Murrin’s Cert Petition and the Government’s Opposition
Murrin petitioned the Supreme Court for a writ of certiorari, arguing that the Third Circuit created a circuit split with the Federal Circuit’s BASR Partnership holding, which required the taxpayer’s intent to evade tax. She warned that the Third Circuit’s rule permits the government to impose “perpetual liability” on innocent taxpayers, making it difficult to reconstruct old records or prove knowledge decades later, and highlighted an equity concern: access to a more favorable forum (Tax Court vs. Court of Federal Claims) may hinge on a taxpayer’s ability to prepay the disputed tax.
The government urged the Court to deny cert, contending that § 6501(c)(1) does not require taxpayer intent and that the Third Circuit correctly applied the statute. It argued that any conflict with BASR is overstated, noting that BASR involved fraud more remote from the return‑preparation process, whereas here the preparer directly placed false entries on the return.
What the Denial Means
The Supreme Court denied certiorari, leaving the Third Circuit’s ruling undisturbed. The denial does not signal endorsement of the Third Circuit’s interpretation, but in practice it validates the IRS’s position within that circuit. Taxpayers in the Third Circuit now know that a preparer’s fraudulent intent can keep the statute of limitations open indefinitely, regardless of the taxpayer’s own knowledge or innocence.
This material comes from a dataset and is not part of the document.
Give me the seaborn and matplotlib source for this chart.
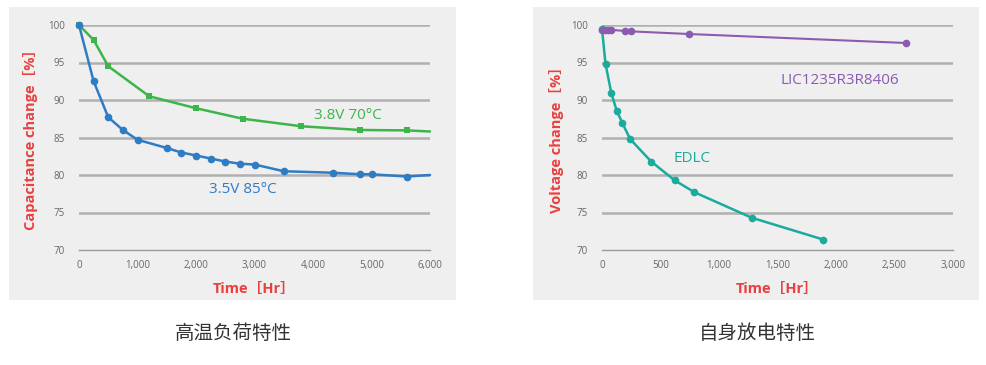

Outside the Third Circuit, the issue remains unsettled: the Federal Circuit’s BASR precedent still stands, the Tax Court continues to follow Allen (supporting the IRS), and the government may argue that BASR applies only to fraud by parties more remote from preparation. Consequently, the ordinary three‑year window remains the default, but taxpayers cannot assume that “clean hands” protect them from IRS assessments when a preparer has acted fraudulently. The case highlights the critical need for careful selection and oversight of tax return preparers, as their misconduct can expose clients to tax liabilities that surface years or even decades later.